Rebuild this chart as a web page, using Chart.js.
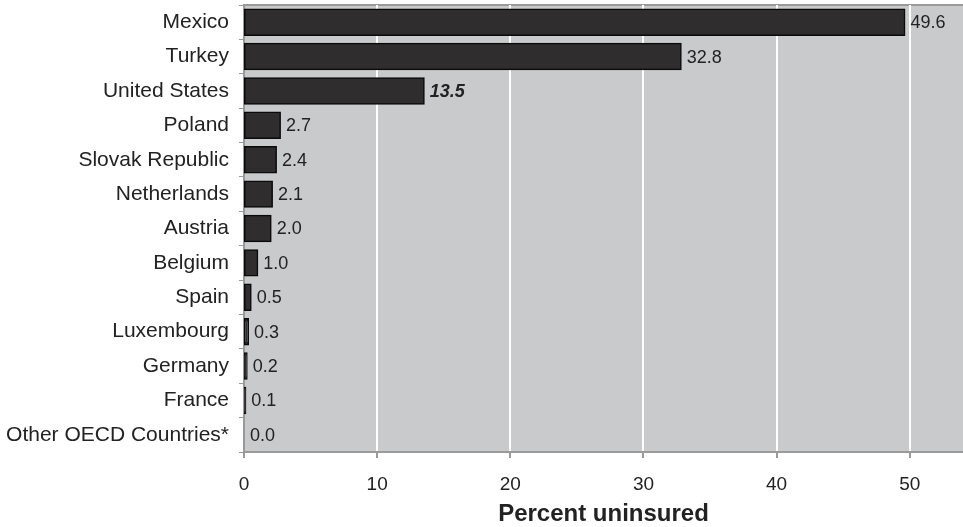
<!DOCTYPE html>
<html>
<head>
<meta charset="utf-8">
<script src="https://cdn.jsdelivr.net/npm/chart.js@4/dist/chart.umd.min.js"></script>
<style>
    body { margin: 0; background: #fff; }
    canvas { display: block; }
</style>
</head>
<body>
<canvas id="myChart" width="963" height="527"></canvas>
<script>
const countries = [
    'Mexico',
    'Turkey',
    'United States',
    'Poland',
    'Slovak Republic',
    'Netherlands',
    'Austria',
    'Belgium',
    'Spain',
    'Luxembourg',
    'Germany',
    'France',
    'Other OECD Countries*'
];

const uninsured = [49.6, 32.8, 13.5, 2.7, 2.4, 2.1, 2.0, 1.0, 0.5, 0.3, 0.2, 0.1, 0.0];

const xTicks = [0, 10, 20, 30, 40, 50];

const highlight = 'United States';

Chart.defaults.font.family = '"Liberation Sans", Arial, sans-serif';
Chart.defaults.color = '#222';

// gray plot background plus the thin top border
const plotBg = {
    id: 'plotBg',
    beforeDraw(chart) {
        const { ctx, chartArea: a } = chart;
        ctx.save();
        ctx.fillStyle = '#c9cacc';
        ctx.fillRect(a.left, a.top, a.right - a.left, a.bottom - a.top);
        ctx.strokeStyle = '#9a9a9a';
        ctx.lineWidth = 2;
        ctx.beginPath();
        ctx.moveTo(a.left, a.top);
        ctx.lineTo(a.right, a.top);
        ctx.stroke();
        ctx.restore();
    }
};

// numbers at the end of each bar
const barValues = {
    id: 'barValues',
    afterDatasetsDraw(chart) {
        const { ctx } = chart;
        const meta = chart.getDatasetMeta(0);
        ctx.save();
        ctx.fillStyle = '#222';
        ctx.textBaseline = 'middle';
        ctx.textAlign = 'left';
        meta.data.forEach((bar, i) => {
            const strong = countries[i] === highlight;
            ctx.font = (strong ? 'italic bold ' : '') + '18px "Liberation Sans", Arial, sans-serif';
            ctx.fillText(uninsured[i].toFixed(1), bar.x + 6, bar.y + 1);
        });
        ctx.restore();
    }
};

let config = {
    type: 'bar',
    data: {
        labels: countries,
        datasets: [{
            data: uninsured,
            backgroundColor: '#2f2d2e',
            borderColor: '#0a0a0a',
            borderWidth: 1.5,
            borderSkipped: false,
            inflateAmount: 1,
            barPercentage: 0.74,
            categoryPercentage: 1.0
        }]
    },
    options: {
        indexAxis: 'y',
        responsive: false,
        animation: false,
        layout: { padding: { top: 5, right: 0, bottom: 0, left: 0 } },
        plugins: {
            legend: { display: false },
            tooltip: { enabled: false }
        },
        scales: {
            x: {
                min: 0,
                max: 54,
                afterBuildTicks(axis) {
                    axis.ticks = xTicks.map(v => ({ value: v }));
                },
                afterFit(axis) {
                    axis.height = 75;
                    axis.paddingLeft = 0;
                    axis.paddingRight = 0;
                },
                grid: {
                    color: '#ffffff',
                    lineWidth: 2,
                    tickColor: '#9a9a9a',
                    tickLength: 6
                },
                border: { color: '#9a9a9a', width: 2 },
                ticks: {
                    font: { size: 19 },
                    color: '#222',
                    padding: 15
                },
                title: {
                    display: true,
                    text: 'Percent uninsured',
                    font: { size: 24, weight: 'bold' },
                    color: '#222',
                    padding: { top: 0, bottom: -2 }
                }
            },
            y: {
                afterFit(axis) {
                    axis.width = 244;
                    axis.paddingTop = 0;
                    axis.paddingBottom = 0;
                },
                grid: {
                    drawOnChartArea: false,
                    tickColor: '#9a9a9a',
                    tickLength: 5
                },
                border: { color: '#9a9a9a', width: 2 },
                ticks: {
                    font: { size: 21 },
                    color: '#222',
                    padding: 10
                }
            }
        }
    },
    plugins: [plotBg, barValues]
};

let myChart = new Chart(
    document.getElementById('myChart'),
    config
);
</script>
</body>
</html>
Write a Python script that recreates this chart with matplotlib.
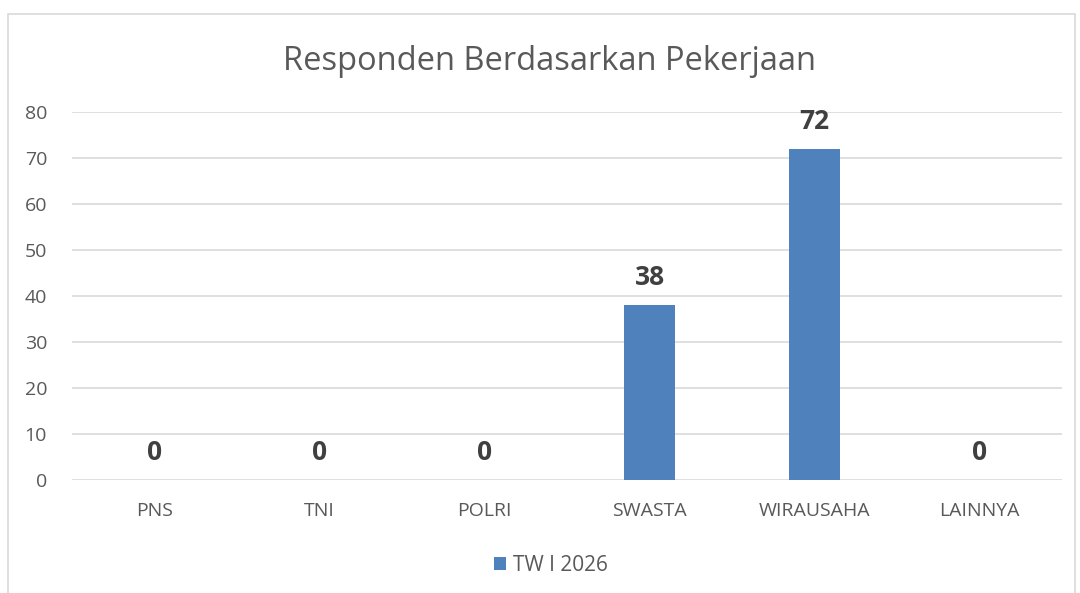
===============
WHAT YOU ARE ASKED TO DO
Copy the entries above faithfully and omit every image.

CORRECT RESULT
Rebuild this chart as a web page, using Chart.js.
<!DOCTYPE html>
<html>
<head>
<meta charset="utf-8">
<script src="https://cdn.jsdelivr.net/npm/chart.js@4/dist/chart.umd.min.js"></script>
<style>
    body { margin: 0; background: #fff; }
    canvas { display: block; }
</style>
</head>
<body>
<canvas id="myChart" width="963" height="527"></canvas>
<script>
const countries = [
    'Mexico',
    'Turkey',
    'United States',
    'Poland',
    'Slovak Republic',
    'Netherlands',
    'Austria',
    'Belgium',
    'Spain',
    'Luxembourg',
    'Germany',
    'France',
    'Other OECD Countries*'
];

const uninsured = [49.6, 32.8, 13.5, 2.7, 2.4, 2.1, 2.0, 1.0, 0.5, 0.3, 0.2, 0.1, 0.0];

const xTicks = [0, 10, 20, 30, 40, 50];

const highlight = 'United States';

Chart.defaults.font.family = '"Liberation Sans", Arial, sans-serif';
Chart.defaults.color = '#222';

// gray plot background plus the thin top border
const plotBg = {
    id: 'plotBg',
    beforeDraw(chart) {
        const { ctx, chartArea: a } = chart;
        ctx.save();
        ctx.fillStyle = '#c9cacc';
        ctx.fillRect(a.left, a.top, a.right - a.left, a.bottom - a.top);
        ctx.strokeStyle = '#9a9a9a';
        ctx.lineWidth = 2;
        ctx.beginPath();
        ctx.moveTo(a.left, a.top);
        ctx.lineTo(a.right, a.top);
        ctx.stroke();
        ctx.restore();
    }
};

// numbers at the end of each bar
const barValues = {
    id: 'barValues',
    afterDatasetsDraw(chart) {
        const { ctx } = chart;
        const meta = chart.getDatasetMeta(0);
        ctx.save();
        ctx.fillStyle = '#222';
        ctx.textBaseline = 'middle';
        ctx.textAlign = 'left';
        meta.data.forEach((bar, i) => {
            const strong = countries[i] === highlight;
            ctx.font = (strong ? 'italic bold ' : '') + '18px "Liberation Sans", Arial, sans-serif';
            ctx.fillText(uninsured[i].toFixed(1), bar.x + 6, bar.y + 1);
        });
        ctx.restore();
    }
};

let config = {
    type: 'bar',
    data: {
        labels: countries,
        datasets: [{
            data: uninsured,
            backgroundColor: '#2f2d2e',
            borderColor: '#0a0a0a',
            borderWidth: 1.5,
            borderSkipped: false,
            inflateAmount: 1,
            barPercentage: 0.74,
            categoryPercentage: 1.0
        }]
    },
    options: {
        indexAxis: 'y',
        responsive: false,
        animation: false,
        layout: { padding: { top: 5, right: 0, bottom: 0, left: 0 } },
        plugins: {
            legend: { display: false },
            tooltip: { enabled: false }
        },
        scales: {
            x: {
                min: 0,
                max: 54,
                afterBuildTicks(axis) {
                    axis.ticks = xTicks.map(v => ({ value: v }));
                },
                afterFit(axis) {
                    axis.height = 75;
                    axis.paddingLeft = 0;
                    axis.paddingRight = 0;
                },
                grid: {
                    color: '#ffffff',
                    lineWidth: 2,
                    tickColor: '#9a9a9a',
                    tickLength: 6
                },
                border: { color: '#9a9a9a', width: 2 },
                ticks: {
                    font: { size: 19 },
                    color: '#222',
                    padding: 15
                },
                title: {
                    display: true,
                    text: 'Percent uninsured',
                    font: { size: 24, weight: 'bold' },
                    color: '#222',
                    padding: { top: 0, bottom: -2 }
                }
            },
            y: {
                afterFit(axis) {
                    axis.width = 244;
                    axis.paddingTop = 0;
                    axis.paddingBottom = 0;
                },
                grid: {
                    drawOnChartArea: false,
                    tickColor: '#9a9a9a',
                    tickLength: 5
                },
                border: { color: '#9a9a9a', width: 2 },
                ticks: {
                    font: { size: 21 },
                    color: '#222',
                    padding: 10
                }
            }
        }
    },
    plugins: [plotBg, barValues]
};

let myChart = new Chart(
    document.getElementById('myChart'),
    config
);
</script>
</body>
</html>
Write a Python script that recreates this chart with matplotlib.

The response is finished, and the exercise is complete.